ALBUM REVIEW: Bruce Cockburn On a Roll with ‘O Sun O Moon’
Bruce Cockburn has been a revered musical icon in Canada for more than half a century, but despite being championed by the likes of Jerry Garcia and Crosby, Stills & Nash, and being famously called out by Eddie Van aHHalen as the world’s greatest guitarist, he has never caught on in the same way outside of his native country. This lack of mainstream success is probably not something that the 77-year-old songwriter has devoted much thought to; like his contemporaries David Bowie and Bob Dylan, he’s never been one to rest with or follow successful formulas. As a relentlessly creative artist, Cockburn has pursued his very personal and highly accomplished musical visions ever since his debut album was released in 1969.
Featuring 11 new songs and one instrumental track that showcases his exemplary guitar playing, O Sun O Moon is Bruce Cockburn’s 38th album and will almost certainly come to be considered one of his best.
The opening track, “On a Roll,” is Cockburn’s declaration to his audience that even though he’s old and time waits for no one, he doesn’t want to be counted out yet. An ode to never giving up, it defines the mood of the album, declaring “this is who I am and what I believe” without blush or apology. It sets the stage perfectly for the topical songs such as “Orders,” “Push Come to Shove,” and “To Keep the World We Know” that follow it. Buoyed along by some of the most gorgeous acoustic melodies you’ll ever hear, they pack lyrics that call out global warming, unscrupulous banks, and religious hypocrisy. Cockburn clearly learned a long time ago that a spoonful of sugar helps the medicine go down.
Cockburn’s music is informed by a progressive Christian faith, but he has never been one to proselytize, with his lyrics reflecting his assertion that the love and compassion that are supposed to accompany belief have all but disappeared in the modern world.

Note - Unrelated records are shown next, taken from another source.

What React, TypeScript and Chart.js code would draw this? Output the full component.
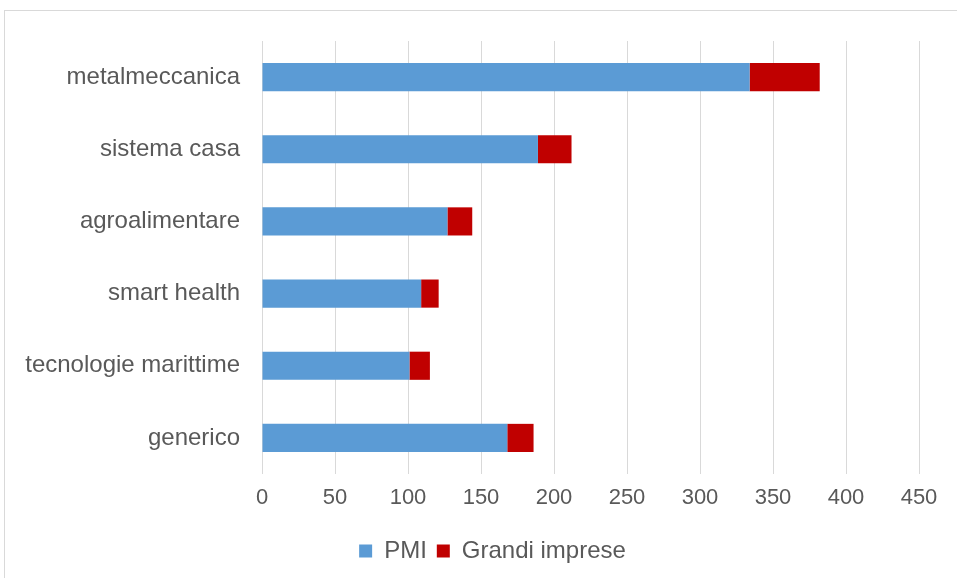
import React, { useEffect, useRef } from "react";
import { Chart, registerables } from "chart.js";

Chart.register(...registerables);

const categories = [
  "metalmeccanica",
  "sistema casa",
  "agroalimentare",
  "smart health",
  "tecnologie marittime",
  "generico",
];
const pmiValues = [334, 189, 127, 109, 101, 168];
const grandiValues = [48, 23, 17, 12, 14, 18];
const seriesNames = ["PMI", "Grandi imprese"];
const xMin = 0;
const xMax = 450;
const xStep = 50;

const FONT = "'Liberation Sans', Arial, sans-serif";
const TEXT = "#595959";

const legendShift = {
  id: "legendShift",
  afterLayout(chart: any) {
    const lg = chart.legend;
    if (lg) {
      lg.left += 33;
      lg.right += 33;
    }
  },
};

export default function App() {
  const ref = useRef<HTMLCanvasElement | null>(null);

  useEffect(() => {
    document.body.style.margin = "0";
    document.body.style.overflow = "hidden";
    const ctx = ref.current!.getContext("2d")!;
    const chart = new Chart(ctx, {
      type: "bar",
      data: {
        labels: categories,
        datasets: [
          {
            label: seriesNames[0],
            data: pmiValues,
            backgroundColor: "#5b9bd5",
            borderWidth: 0,
            categoryPercentage: 1,
            barPercentage: 0.39,
          },
          {
            label: seriesNames[1],
            data: grandiValues,
            backgroundColor: "#c00000",
            borderWidth: 0,
            categoryPercentage: 1,
            barPercentage: 0.39,
          },
        ],
      },
      options: {
        indexAxis: "y",
        animation: false,
        responsive: false,
        maintainAspectRatio: false,
        layout: { padding: { top: 41, right: 38, left: 0, bottom: 5 } },
        scales: {
          x: {
            stacked: true,
            min: xMin,
            max: xMax,
            ticks: {
              stepSize: xStep,
              color: TEXT,
              font: { family: FONT, size: 22 },
              padding: 11,
            },
            grid: { color: "#d9d9d9", lineWidth: 1, drawTicks: false },
            border: { display: false },
            afterFit: (s: any) => {
              s.height = 55;
            },
          },
          y: {
            stacked: true,
            ticks: {
              color: TEXT,
              font: { family: FONT, size: 24 },
              padding: 22,
            },
            grid: { display: false, drawTicks: false },
            border: { display: false },
            afterFit: (s: any) => {
              s.width = 262;
            },
          },
        },
        plugins: {
          legend: {
            position: "bottom",
            labels: {
              boxWidth: 13,
              boxHeight: 13,
              padding: 10,
              color: TEXT,
              font: { family: FONT, size: 24 },
            },
          },
          tooltip: { enabled: false },
        },
      },
      plugins: [legendShift],
    });
    return () => chart.destroy();
  }, []);

  return (
    <div style={{ position: "fixed", left: 0, top: 0, width: 957, height: 578, overflow: "hidden", background: "#fff" }}>
      <div
        style={{
          position: "absolute",
          left: 4,
          top: 10,
          width: 1000,
          height: 640,
          border: "1px solid #d9d9d9",
          boxSizing: "border-box",
        }}
      />
      <canvas ref={ref} width={957} height={578} style={{ position: "absolute", left: 0, top: 0, width: 957, height: 578 }} />
    </div>
  );
}
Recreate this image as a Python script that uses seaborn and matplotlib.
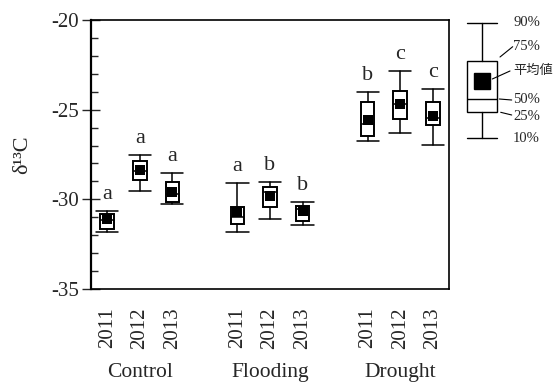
import matplotlib
matplotlib.use("Agg")
import matplotlib.pyplot as plt
import seaborn as sns
import pandas as pd
import numpy as np
from matplotlib.ticker import MultipleLocator

sns.set_style("ticks")
plt.rcParams['font.family'] = ['Liberation Serif', 'Noto Sans CJK JP', 'DejaVu Sans']
plt.rcParams['axes.unicode_minus'] = False

treatments = ["Control", "Flooding", "Drought"]
years = ["2011", "2012", "2013"]
p10 = [-31.83, -29.54, -30.27, -31.83, -31.07, -31.44, -26.73, -26.31, -26.97]
p25 = [-31.68, -28.91, -30.17, -31.35, -30.45, -31.20, -26.45, -25.50, -25.87]
p50 = [-31.15, -28.40, -29.73, -30.98, -29.58, -30.55, -25.81, -24.70, -25.47]
p75 = [-30.79, -27.85, -29.05, -30.42, -29.30, -30.36, -24.60, -23.95, -24.58]
p90 = [-30.64, -27.53, -28.55, -29.11, -29.02, -30.17, -24.02, -22.86, -23.85]
means = [-31.07, -28.38, -29.58, -30.70, -29.80, -30.66, -25.57, -24.69, -25.34]
letters = ["a", "a", "a", "a", "b", "b", "b", "c", "c"]

# key (legend) illustration
key_labels = ["90%", "75%", "平均値", "50%", "25%", "10%"]

rows = []
for gi, t in enumerate(treatments):
    for yi, y in enumerate(years):
        rows.append({"treatment": t, "year": y, "pos": gi * 4 + yi})
df = pd.DataFrame(rows)
df["p10"], df["p25"], df["p50"], df["p75"], df["p90"], df["mean"] = p10, p25, p50, p75, p90, means
df["letter"] = letters

fig = plt.figure(figsize=(5.55, 3.82), dpi=100)
ax = fig.add_axes([91/555, 1-289/382, (449-91)/555, (289-20)/382])

stats = []
for _, r in df.iterrows():
    stats.append(dict(med=r.p50, q1=r.p25, q3=r.p75, whislo=r.p10, whishi=r.p90, fliers=[]))

lw = 1.1
ax.bxp(stats, positions=df["pos"].tolist(), widths=0.42, capwidths=0.68,
       showfliers=False, patch_artist=True,
       boxprops=dict(facecolor="white", edgecolor="black", linewidth=1.4),
       medianprops=dict(color="black", linewidth=lw),
       whiskerprops=dict(color="black", linewidth=lw),
       capprops=dict(color="black", linewidth=lw))

sns.scatterplot(data=df, x="pos", y="mean", marker="s", s=55, color="black",
                edgecolor="black", linewidth=0, ax=ax, zorder=5, legend=False)

for _, r in df.iterrows():
    ax.annotate(r.letter, (r.pos, r.p90), xytext=(0, 5), textcoords="offset points",
                ha="center", va="bottom", fontsize=16)

ax.set_xlim(-0.5, 10.5)
ax.set_ylim(-35, -20)
ax.set_xticks(df["pos"].tolist())
ax.set_xticklabels(df["year"].tolist(), rotation=90, fontsize=15)
ax.tick_params(axis="x", length=0, pad=13)
ax.yaxis.set_major_locator(MultipleLocator(5))
ax.yaxis.set_minor_locator(MultipleLocator(1))
ax.tick_params(axis="y", which="major", direction="inout", length=13, width=1.0, labelsize=15, pad=2)
ax.tick_params(axis="y", which="minor", direction="in", length=5, width=1.0)
ax.set_xlabel("")
ax.set_ylabel("δ¹³C", fontsize=16, labelpad=14)
for s in ax.spines.values():
    s.set_visible(True)
    s.set_linewidth(1.2)
    s.set_color("black")
ax.spines["left"].set_linewidth(1.6)

for gi, t in enumerate(treatments):
    ax.text(gi * 4 + 1, -0.31, t, transform=ax.get_xaxis_transform(),
            ha="center", va="center", fontsize=15.5)

# key axes (pixel-like coordinates)
kax = fig.add_axes([455/555, 1-160/382, 100/555, 160/382])
kax.set_xlim(0, 100)
kax.set_ylim(160, 0)
kax.axis("off")
key_vals = dict(whishi=22.7, q3=61, med=99, q1=112, whislo=137.7, mean=81)
kax.bxp([dict(med=key_vals["med"], q1=key_vals["q1"], q3=key_vals["q3"],
              whislo=key_vals["whislo"], whishi=key_vals["whishi"], fliers=[])],
        positions=[27.3], widths=30, capwidths=30, showfliers=False, patch_artist=True,
        boxprops=dict(facecolor="white", edgecolor="black", linewidth=1.0),
        medianprops=dict(color="black", linewidth=1.0),
        whiskerprops=dict(color="black", linewidth=1.0),
        capprops=dict(color="black", linewidth=1.0))
kax.plot([27.3], [key_vals["mean"]], marker="s", markersize=11.5, color="black", zorder=5)
label_y = [22.7, 46, 70.7, 99.3, 116.7, 139]
for lab, yv in zip(key_labels, label_y):
    kax.text(58, yv, lab, ha="left", va="center", fontsize=10.5 if lab != "平均値" else 9.5,
             family=['Liberation Serif', 'Noto Sans CJK JP'])
kax.plot([45, 57.7], [57, 46.7], color="black", lw=0.8)
kax.plot([37.3, 55], [79, 71], color="black", lw=0.8)
kax.plot([44.3, 56.7], [99, 100], color="black", lw=0.8)
kax.plot([45.7, 56.7], [112.3, 115], color="black", lw=0.8)

fig.savefig("out.png", dpi=100)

As with most of his records, the subject matter of O Sun O Moon is balanced between social-political commentary and introspective love songs. As an artist, Cockburn has always worn his heart on his sleeve and has never shied away from highly personal and intimate topics. Sometimes it works. Sometimes, like on the otherwise lovely title track, his phrasing is awkward and the right words seem to elude him. He gets tangled and overstates the obvious, but Cockburn’s unrelenting sincerity, and the undeniable beauty of the music, inevitably come to the rescue.
At 77 years of age — well past the three score and ten years allotted to each of us in the Bible — Bruce Cockburn shows no signs of easing up. He is, as he sings on the opening track of O Sun O Moon, clearly “on a roll.”
Bruce Cockburn’s O Sun O Moon is out May 12 on True North Records.